Türkiye’nin İdlib’de birçok gözlem noktasının olduğunu hatırlatan Işık, “Orada savaşan tüm yapılanmalar bir şekliyle Erdoğan üzerinden o bölgeye yerleşmiş ve Erdoğan’ın gönderdiği silahlarla yahut gönderdiği paralarla savaşıyorlar. Onlar yenildikçe Erdoğan da yenilecek. İdlib sorununun bu kadar uzamasının nedeni o bölgeye yerleşen ve Türkiye’nin desteğini alan çetelerden kaynaklanıyor. Ama o bölgede Rusya’nın desteğiyle Suriye ilerledikçe Türkiye üzerinde de bir baskı olacak ve oradan Türkiye’ye dönük tepkilerde artacak.
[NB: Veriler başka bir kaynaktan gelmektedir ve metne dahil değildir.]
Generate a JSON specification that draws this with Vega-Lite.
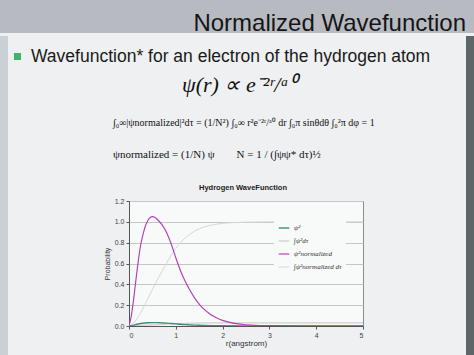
{
  "$schema": "https://vega.github.io/schema/vega-lite/v6.json",
  "background": "#eef0f1",
  "padding": 0,
  "config": {"view": {"stroke": null}, "font": "Liberation Sans"},
  "datasets": {
    "empty": [],
    "curves": [
      {"series": "∫ψ²normalized dτ", "r": 0, "p": 0},
      {"series": "∫ψ²normalized dτ", "r": 0.1, "p": 0.03},
      {"series": "∫ψ²normalized dτ", "r": 0.2, "p": 0.09},
      {"series": "∫ψ²normalized dτ", "r": 0.3, "p": 0.17},
      {"series": "∫ψ²normalized dτ", "r": 0.4, "p": 0.26},
      {"series": "∫ψ²normalized dτ", "r": 0.5, "p": 0.35},
      {"series": "∫ψ²normalized dτ", "r": 0.6, "p": 0.44},
      {"series": "∫ψ²normalized dτ", "r": 0.7, "p": 0.52},
      {"series": "∫ψ²normalized dτ", "r": 0.8, "p": 0.6},
      {"series": "∫ψ²normalized dτ", "r": 0.9, "p": 0.68},
      {"series": "∫ψ²normalized dτ", "r": 1.0, "p": 0.745},
      {"series": "∫ψ²normalized dτ", "r": 1.1, "p": 0.8},
      {"series": "∫ψ²normalized dτ", "r": 1.2, "p": 0.845},
      {"series": "∫ψ²normalized dτ", "r": 1.3, "p": 0.88},
      {"series": "∫ψ²normalized dτ", "r": 1.4, "p": 0.91},
      {"series": "∫ψ²normalized dτ", "r": 1.5, "p": 0.932},
      {"series": "∫ψ²normalized dτ", "r": 1.6, "p": 0.95},
      {"series": "∫ψ²normalized dτ", "r": 1.8, "p": 0.972},
      {"series": "∫ψ²normalized dτ", "r": 2.0, "p": 0.985},
      {"series": "∫ψ²normalized dτ", "r": 2.2, "p": 0.992},
      {"series": "∫ψ²normalized dτ", "r": 2.5, "p": 0.997},
      {"series": "∫ψ²normalized dτ", "r": 3.0, "p": 1.0},
      {"series": "∫ψ²normalized dτ", "r": 4.0, "p": 1.0},
      {"series": "∫ψ²normalized dτ", "r": 5.0, "p": 1.0},
      {"series": "∫ψ²dτ", "r": 0, "p": 0},
      {"series": "∫ψ²dτ", "r": 0.2, "p": 0.0028},
      {"series": "∫ψ²dτ", "r": 0.4, "p": 0.008},
      {"series": "∫ψ²dτ", "r": 0.6, "p": 0.0136},
      {"series": "∫ψ²dτ", "r": 0.8, "p": 0.0186},
      {"series": "∫ψ²dτ", "r": 1.0, "p": 0.023},
      {"series": "∫ψ²dτ", "r": 1.2, "p": 0.0262},
      {"series": "∫ψ²dτ", "r": 1.4, "p": 0.0282},
      {"series": "∫ψ²dτ", "r": 1.6, "p": 0.0295},
      {"series": "∫ψ²dτ", "r": 2.0, "p": 0.0305},
      {"series": "∫ψ²dτ", "r": 2.5, "p": 0.031},
      {"series": "∫ψ²dτ", "r": 3.0, "p": 0.031},
      {"series": "∫ψ²dτ", "r": 4.0, "p": 0.031},
      {"series": "∫ψ²dτ", "r": 5.0, "p": 0.031},
      {"series": "ψ²", "r": 0, "p": 0},
      {"series": "ψ²", "r": 0.05, "p": 0.003},
      {"series": "ψ²", "r": 0.1, "p": 0.008},
      {"series": "ψ²", "r": 0.15, "p": 0.014},
      {"series": "ψ²", "r": 0.2, "p": 0.019},
      {"series": "ψ²", "r": 0.3, "p": 0.027},
      {"series": "ψ²", "r": 0.4, "p": 0.031},
      {"series": "ψ²", "r": 0.5, "p": 0.0325},
      {"series": "ψ²", "r": 0.6, "p": 0.032},
      {"series": "ψ²", "r": 0.7, "p": 0.03},
      {"series": "ψ²", "r": 0.8, "p": 0.028},
      {"series": "ψ²", "r": 0.9, "p": 0.0245},
      {"series": "ψ²", "r": 1.0, "p": 0.0205},
      {"series": "ψ²", "r": 1.1, "p": 0.0165},
      {"series": "ψ²", "r": 1.2, "p": 0.0135},
      {"series": "ψ²", "r": 1.3, "p": 0.011},
      {"series": "ψ²", "r": 1.4, "p": 0.0085},
      {"series": "ψ²", "r": 1.5, "p": 0.0066},
      {"series": "ψ²", "r": 1.6, "p": 0.005},
      {"series": "ψ²", "r": 1.8, "p": 0.003},
      {"series": "ψ²", "r": 2.0, "p": 0.0017},
      {"series": "ψ²", "r": 2.4, "p": 0.0005},
      {"series": "ψ²", "r": 3.0, "p": 0.0001},
      {"series": "ψ²", "r": 4.0, "p": 0},
      {"series": "ψ²", "r": 5.0, "p": 0},
      {"series": "ψ²normalized", "r": 0, "p": 0},
      {"series": "ψ²normalized", "r": 0.05, "p": 0.1},
      {"series": "ψ²normalized", "r": 0.1, "p": 0.26},
      {"series": "ψ²normalized", "r": 0.15, "p": 0.45},
      {"series": "ψ²normalized", "r": 0.2, "p": 0.63},
      {"series": "ψ²normalized", "r": 0.25, "p": 0.78},
      {"series": "ψ²normalized", "r": 0.3, "p": 0.88},
      {"series": "ψ²normalized", "r": 0.35, "p": 0.96},
      {"series": "ψ²normalized", "r": 0.4, "p": 1.01},
      {"series": "ψ²normalized", "r": 0.45, "p": 1.04},
      {"series": "ψ²normalized", "r": 0.5, "p": 1.05},
      {"series": "ψ²normalized", "r": 0.55, "p": 1.045},
      {"series": "ψ²normalized", "r": 0.6, "p": 1.025},
      {"series": "ψ²normalized", "r": 0.7, "p": 0.975},
      {"series": "ψ²normalized", "r": 0.8, "p": 0.9},
      {"series": "ψ²normalized", "r": 0.9, "p": 0.79},
      {"series": "ψ²normalized", "r": 1.0, "p": 0.655},
      {"series": "ψ²normalized", "r": 1.1, "p": 0.53},
      {"series": "ψ²normalized", "r": 1.2, "p": 0.43},
      {"series": "ψ²normalized", "r": 1.3, "p": 0.345},
      {"series": "ψ²normalized", "r": 1.4, "p": 0.27},
      {"series": "ψ²normalized", "r": 1.5, "p": 0.21},
      {"series": "ψ²normalized", "r": 1.6, "p": 0.162},
      {"series": "ψ²normalized", "r": 1.7, "p": 0.125},
      {"series": "ψ²normalized", "r": 1.8, "p": 0.095},
      {"series": "ψ²normalized", "r": 1.9, "p": 0.072},
      {"series": "ψ²normalized", "r": 2.0, "p": 0.054},
      {"series": "ψ²normalized", "r": 2.2, "p": 0.03},
      {"series": "ψ²normalized", "r": 2.4, "p": 0.017},
      {"series": "ψ²normalized", "r": 2.6, "p": 0.009},
      {"series": "ψ²normalized", "r": 2.8, "p": 0.005},
      {"series": "ψ²normalized", "r": 3.0, "p": 0.003},
      {"series": "ψ²normalized", "r": 3.5, "p": 0.001},
      {"series": "ψ²normalized", "r": 4.0, "p": 0},
      {"series": "ψ²normalized", "r": 5.0, "p": 0}
    ]
  },
  "spacing": 0,
  "resolve": {"scale": {"color": "independent", "strokeWidth": "independent"}, "legend": {"color": "independent", "strokeWidth": "independent"}},
  "vconcat": [
    {
      "data": {"name": "empty"},
      "mark": "point",
      "width": 474,
      "height": 33,
      "view": {"fill": "#b8bac2", "stroke": null},
      "title": {"text": "Normalized Wavefunction", "anchor": "end", "dx": -8, "fontSize": 24, "fontWeight": "normal", "font": "Liberation Sans", "color": "#151515", "baseline": "alphabetic", "offset": -55}
    },
    {
      "spacing": 0,
      "resolve": {"scale": {"color": "independent", "strokeWidth": "independent"}, "legend": {"color": "independent", "strokeWidth": "independent"}},
      "hconcat": [
        {"data": {"name": "empty"}, "mark": "point", "width": 8, "height": 319, "view": {"fill": "#c9d1d7", "stroke": null}},
        {
          "spacing": 0,
          "resolve": {"scale": {"color": "independent", "strokeWidth": "independent"}, "legend": {"color": "independent", "strokeWidth": "independent"}},
          "vconcat": [
            {
              "spacing": 0,
              "hconcat": [
                {"data": {"name": "empty"}, "mark": "point", "width": 6, "height": 32},
                {
                  "spacing": 0,
                  "vconcat": [
                    {"data": {"name": "empty"}, "mark": "point", "width": 7, "height": 17},
                    {"data": {"name": "empty"}, "mark": "point", "width": 7, "height": 7, "view": {"fill": "#3db36b", "stroke": null}}
                  ]
                },
                {
                  "data": {"name": "empty"}, "mark": "point", "width": 445, "height": 32,
                  "title": {"text": "Wavefunction* for an electron of the hydrogen atom", "anchor": "start", "dx": 10, "fontSize": 17.5, "fontWeight": "normal", "font": "Liberation Sans", "color": "#1a1a1a", "baseline": "alphabetic", "offset": -43.5}
                }
              ]
            },
            {
              "data": {"name": "empty"}, "mark": "point", "width": 458, "height": 36,
              "title": {"text": "ψ(r) ∝ e⁻²ʳ/ᵃ⁰", "anchor": "start", "dx": 174, "fontSize": 22, "fontWeight": "normal", "fontStyle": "italic", "font": "Liberation Serif", "color": "#111111", "baseline": "alphabetic", "offset": -46}
            },
            {
              "data": {"name": "empty"}, "mark": "point", "width": 458, "height": 36,
              "title": {"text": "∫₀∞|ψnormalized|²dτ = (1/N²) ∫₀∞ r²e⁻²ʳ/ᵃ⁰ dr ∫₀π sinθdθ ∫₀²π dφ = 1", "anchor": "start", "dx": 105, "fontSize": 10, "fontWeight": "normal", "font": "Liberation Serif", "color": "#111111", "baseline": "alphabetic", "offset": -32}
            },
            {
              "data": {"name": "empty"}, "mark": "point", "width": 458, "height": 43,
              "title": {"text": "ψnormalized = (1/N) ψ\u00a0\u00a0\u00a0\u00a0\u00a0\u00a0\u00a0\u00a0N = 1 / (∫ψψ* dτ)½", "anchor": "start", "dx": 105, "fontSize": 11, "fontWeight": "normal", "font": "Liberation Serif", "color": "#111111", "baseline": "alphabetic", "offset": -29}
            },
            {
              "spacing": 0,
              "resolve": {"scale": {"color": "independent", "strokeWidth": "independent"}, "legend": {"color": "independent", "strokeWidth": "independent"}},
              "hconcat": [
                {"data": {"name": "empty"}, "mark": "point", "width": 94, "height": 125},
                {
                  "data": {"name": "curves"},
                  "width": 234,
                  "height": 125,
                  "view": {"fill": "#f8f9f9", "stroke": "#8c8c8c"},
                  "title": {"text": "Hydrogen WaveFunction", "frame": "group", "dx": -3, "fontSize": 7.5, "fontWeight": "bold", "font": "Liberation Sans", "color": "#222222", "offset": 6},
                  "mark": {"type": "line", "interpolate": "monotone", "clip": true},
                  "encoding": {
                    "x": {"field": "r", "type": "quantitative", "scale": {"domain": [0, 5], "nice": false},
                      "axis": {"values": [0, 1, 2, 3, 4, 5], "format": "d", "grid": false, "title": "r(angstrom)", "titleFontSize": 8, "titleFontWeight": "normal", "titleColor": "#333333", "titlePadding": 1, "labelFontSize": 7, "labelColor": "#444444", "labelPadding": 2, "domainColor": "#555555", "tickColor": "#555555", "tickSize": 3}},
                    "y": {"field": "p", "type": "quantitative", "scale": {"domain": [0, 1.2], "nice": false},
                      "axis": {"values": [0, 0.2, 0.4, 0.6, 0.8, 1.0, 1.2], "format": ".1f", "grid": true, "gridColor": "#c6c6c6", "title": "Probability", "titleFontSize": 7, "titleFontWeight": "normal", "titleColor": "#333333", "titlePadding": 4, "labelFontSize": 7, "labelColor": "#444444", "labelPadding": 2, "domainColor": "#555555", "tickColor": "#555555", "tickSize": 3}},
                    "color": {"field": "series", "type": "nominal",
                      "scale": {"domain": ["ψ²", "∫ψ²dτ", "ψ²normalized", "∫ψ²normalized dτ"], "range": ["#3f8f6f", "#cfcfcf", "#b23cb9", "#d6d6d6"]},
                      "legend": {"title": null, "orient": "top-right", "offset": 17, "padding": 4, "fillColor": "#f8f9f9", "symbolType": "stroke", "symbolSize": 110, "symbolStrokeWidth": 1.5, "labelFont": "Liberation Serif", "labelFontStyle": "italic", "labelFontSize": 7, "labelColor": "#333333", "rowPadding": 4, "labelOffset": 4}},
                    "strokeWidth": {"field": "series", "type": "nominal",
                      "scale": {"domain": ["ψ²", "∫ψ²dτ", "ψ²normalized", "∫ψ²normalized dτ"], "range": [1.4, 1, 1.9, 1]},
                      "legend": null}
                  }
                }
              ]
            }
          ]
        },
        {"data": {"name": "empty"}, "mark": "point", "width": 8, "height": 319, "view": {"fill": "#5d6767", "stroke": null}}
      ]
    }
  ]
}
Rusya o bölgeyi alırken Türkiye’nin ne olduğunu çokta düşünecek halde değil. Kendi çıkarları için orayı rejime teslim edecek. Akabinde masaüstü görüşmelerle Fırat kalkanı denilen diğer işgal alanlarına girecek. En son kendi çıkarları temelinde kendi güvenliğini esas alan adımlar atmaya başlayacak. Ama tüm çetelerle karşı karşıya gelen kendi güvenliğini yok etmesine dönük bir siyaset üretmenin ceremesini çekecek olan Türkiye’deki iktidar olacak. Bunların önemli bir bölümü Türkiye’de önümüzdeki dönemde çok önemli sorunlara neden olacaktır” diye konuştu.